QS: logparsingpipeline previews (#3694)

* chore: rename model.GetLogsResponse -> model.SignozLog for use in both requests and responses * feat: add test for simulating log pipelines processing * feat: get pipeline preview tests passing * chore: cleanup
2025-08-14 02:45:57 +08:00 · 2023-10-09 15:25:13 +05:30 · 2023-10-09 15:25:13 +05:30 · 718eb7b381
commit 718eb7b381
parent 503417719c
7 changed files with 423 additions and 10 deletions
--- a/pkg/query-service/app/clickhouseReader/reader.go
+++ b/pkg/query-service/app/clickhouseReader/reader.go
@ -3581,8 +3581,8 @@ func (r *ClickHouseReader) UpdateLogField(ctx context.Context, field *model.Upda
 	return nil
 }
-func (r *ClickHouseReader) GetLogs(ctx context.Context, params *model.LogsFilterParams) (*[]model.GetLogsResponse, *model.ApiError) {
+func (r *ClickHouseReader) GetLogs(ctx context.Context, params *model.LogsFilterParams) (*[]model.SignozLog, *model.ApiError) {
-	response := []model.GetLogsResponse{}
+	response := []model.SignozLog{}
 	fields, apiErr := r.GetLogFields(ctx)
 	if apiErr != nil {
 		return nil, apiErr
@ -3678,7 +3678,7 @@ func (r *ClickHouseReader) TailLogs(ctx context.Context, client *model.LogsTailC
 			}
 			tmpQuery = fmt.Sprintf("%s order by timestamp desc, id desc limit 100", tmpQuery)
 			zap.S().Debug(tmpQuery)
-			response := []model.GetLogsResponse{}
+			response := []model.SignozLog{}
 			err := r.db.Select(ctx, &response, tmpQuery)
 			if err != nil {
 				zap.S().Error(err)
@ -4702,7 +4702,7 @@ func (r *ClickHouseReader) LiveTailLogsV3(ctx context.Context, query string, tim
 			tmpQuery = query + tmpQuery + " order by timestamp desc, id desc limit 100"
 			// using the old structure since we can directly read it to the struct as use it.
-			response := []model.GetLogsResponse{}
+			response := []model.SignozLog{}
 			err := r.db.Select(ctx, &response, tmpQuery)
 			if err != nil {
 				zap.S().Error(err)
--- a/pkg/query-service/app/http_handler.go
+++ b/pkg/query-service/app/http_handler.go
@ -2379,7 +2379,7 @@ func (aH *APIHandler) tailLogs(w http.ResponseWriter, r *http.Request) {
 	}
 	// create the client
-	client := &model.LogsTailClient{Name: r.RemoteAddr, Logs: make(chan *model.GetLogsResponse, 1000), Done: make(chan *bool), Error: make(chan error), Filter: *params}
+	client := &model.LogsTailClient{Name: r.RemoteAddr, Logs: make(chan *model.SignozLog, 1000), Done: make(chan *bool), Error: make(chan error), Filter: *params}
 	go aH.reader.TailLogs(r.Context(), client)

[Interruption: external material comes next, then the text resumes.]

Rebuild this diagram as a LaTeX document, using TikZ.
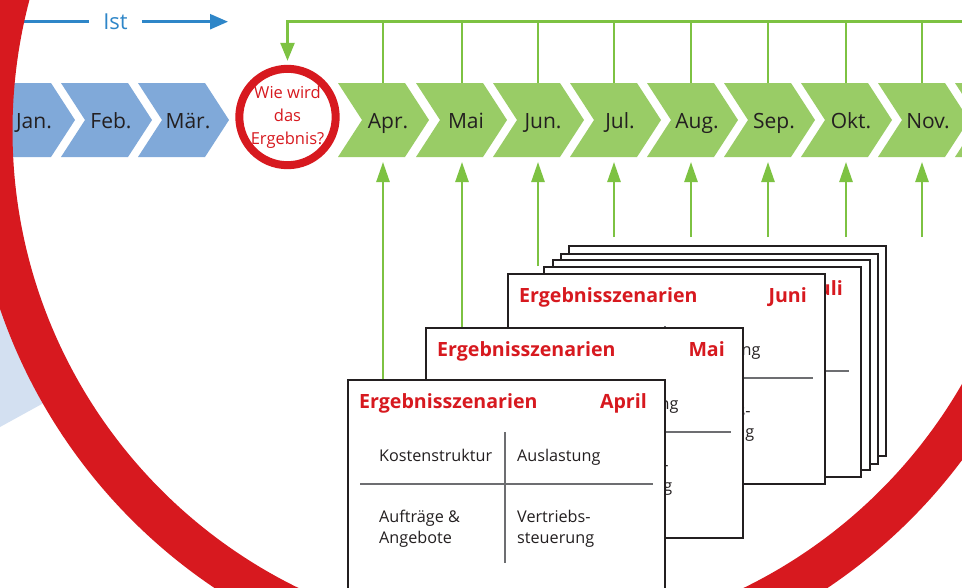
\documentclass[tikz,border=0pt]{standalone}
\usepackage{fontspec}
\setmainfont{Open Sans}
\usetikzlibrary{arrows.meta}
\definecolor{chevB}{HTML}{80A9D9}
\definecolor{chevG}{HTML}{99CC66}
\definecolor{lineG}{HTML}{7DC242}
\definecolor{lineB}{HTML}{2E86C8}
\definecolor{ringR}{HTML}{D7191F}
\definecolor{lightB}{HTML}{D3E0F1}
\definecolor{txt}{HTML}{231F20}
\definecolor{gridC}{HTML}{6D6E71}
\definecolor{cardB}{HTML}{231F20}
\newcommand{\chevshape}[2]{%
  \fill[#2] (#1,83) -- ++(67,0) -- ++(24,37) -- ++(-24,37) -- ++(-67,0) -- ++(24,-37) -- cycle;}
\newcommand{\cardfull}[4]{%
  \node[card] (#3) at (#1,#2) {};
  \node[ctitle, anchor=base west] (#3-t) at ({#1+12},{#2+29}) {Ergebnisszenarien};
  \node[ctitle, anchor=base east] (#3-m) at ({#1+300},{#2+29}) {#4};
  \coordinate (#3-v1) at ({#1+158},{#2+53});
  \coordinate (#3-v2) at ({#1+158},{#2+184});
  \coordinate (#3-h1) at ({#1+13},{#2+105});
  \coordinate (#3-h2) at ({#1+306},{#2+105});
  \draw[gridl] (#3-v1) -- (#3-v2);
  \draw[gridl] (#3-h1) -- (#3-h2);
  \node[ctext] (#3-k) at ({#1+32},{#2+82}) {Kostenstruktur};
  \node[ctext] (#3-a) at ({#1+170},{#2+82}) {Auslastung};
  \node[ctext] (#3-o1) at ({#1+32},{#2+143}) {Aufträge \&};
  \node[ctext] (#3-o2) at ({#1+32},{#2+164}) {Angebote};
  \node[ctext] (#3-s1) at ({#1+170},{#2+143}) {Vertriebs-};
  \node[ctext] (#3-s2) at ({#1+170},{#2+164}) {steuerung};
}
\begin{document}
\begin{tikzpicture}[x=1pt,y=-1pt,
  mon/.style={font=\fontsize{21}{21}\selectfont, text=txt, anchor=base, inner sep=0pt},
  gline/.style={draw=lineG, line width=2.5pt},
  garrow/.style={gline, -{Triangle[width=13pt,length=20pt]}},
  bline/.style={draw=lineB, line width=2.5pt},
  card/.style={draw=cardB, line width=1.8pt, fill=white, minimum width=317pt, minimum height=210pt, inner sep=0pt, anchor=north west},
  ctitle/.style={font=\fontsize{19.6}{19.6}\selectfont\bfseries, text=ringR, inner sep=0pt},
  ctext/.style={font=\fontsize{16.2}{16.2}\selectfont, text=txt, inner sep=0pt, anchor=base west},
  gridl/.style={draw=gridC, line width=1.3pt}
]
\useasboundingbox (0,0) rectangle (962,587);
\clip (0,0) rectangle (962,587);
\fill[white] (0,0) rectangle (962,587);
% light blue wedge and inner white disc
\fill[lightB] (0,280) -- (80,280) -- (80,383) -- (0,427) -- cycle;
\fill[white] (521,130.6) circle[radius=508.5pt];

% chevrons
\chevshape{-16}{chevB}
\chevshape{61}{chevB}
\chevshape{138}{chevB}
\foreach \L in {338,416,493,570,647,724,801,878,955}{\chevshape{\L}{chevG}}
\node[mon] (jan) at (34,128) {Jan.};
\node[mon] (feb) at (111,128) {Feb.};
\node[mon] (mar) at (188,128) {Mär.};
\node[mon] (apr) at (388,128) {Apr.};
\node[mon] (mai) at (466,128) {Mai};
\node[mon] (jun) at (543,128) {Jun.};
\node[mon] (jul) at (620,128) {Jul.};
\node[mon] (aug) at (697,128) {Aug.};
\node[mon] (sep) at (774,128) {Sep.};
\node[mon] (okt) at (851,128) {Okt.};
\node[mon] (nov) at (928,128) {Nov.};

% question circle
\node[circle, draw=ringR, line width=8pt, minimum size=96pt, inner sep=0pt, fill=white,
      align=center, text=ringR, font=\fontsize{16.5}{23}\selectfont] (q) at (287.5,117)
      {Wie wird\\das\\Ergebnis?};

% Ist line
\node[text=lineB, font=\fontsize{22}{22}\selectfont, inner xsep=14pt, inner ysep=0pt] (ist) at (115.5,21.7) {Ist};
\coordinate (bl) at (0,21.7);
\coordinate (bt) at (228,21.7);
\draw[bline] (bl) -- (ist.west);
\draw[bline, -{Triangle[width=15pt,length=18pt]}] (ist.east) -- (bt);

% green top line with drops
\coordinate (gr) at (962,21.7);
\draw[gline, line join=miter, -{Triangle[width=14pt,length=18pt]}, shorten >=4pt] (gr) -| (q.north);
\foreach \x/\n in {383/apr,462/mai,538/jun,614/jul,691/aug,768/sep,846/okt,922/nov}{
  \coordinate (t-\n) at (\x,21.7);
  \coordinate (c-\n) at (\x,83);
  \coordinate (a-\n) at (\x,162);
  \coordinate (b-\n) at (\x,237);
  \draw[gline] (t-\n) -- (c-\n);
}
\foreach \n in {jul,aug,sep,okt,nov}{\draw[garrow] (b-\n) -- (a-\n);}

% cards, back to front
\node[card] (k5) at (568,245) {};
\node[card] (k4) at (560,253) {};
\node[card] (k3) at (552,259) {};
\cardfull{543}{266}{cjul}{Juli}
\cardfull{507}{273}{cjun}{Juni}
\cardfull{425}{327}{cmai}{Mai}
\cardfull{347}{379}{capr}{April}

\draw[garrow] (a-jun |- cjul.north) -- (a-jun);
\draw[garrow] (a-mai |- cmai.north) -- (a-mai);
\draw[garrow] (a-apr |- capr.north) -- (a-apr);

% big red ring
\draw[ringR, line width=42pt] (521,130.6) circle[radius=529.5pt];
\end{tikzpicture}
\end{document}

 	w.Header().Set("Connection", "keep-alive")
@ -3160,7 +3160,7 @@ func (aH *APIHandler) liveTailLogs(w http.ResponseWriter, r *http.Request) {
 	}
 	// create the client
-	client := &v3.LogsLiveTailClient{Name: r.RemoteAddr, Logs: make(chan *model.GetLogsResponse, 1000), Done: make(chan *bool), Error: make(chan error)}
+	client := &v3.LogsLiveTailClient{Name: r.RemoteAddr, Logs: make(chan *model.SignozLog, 1000), Done: make(chan *bool), Error: make(chan error)}
 	go aH.reader.LiveTailLogsV3(r.Context(), queryString, uint64(queryRangeParams.Start), "", client)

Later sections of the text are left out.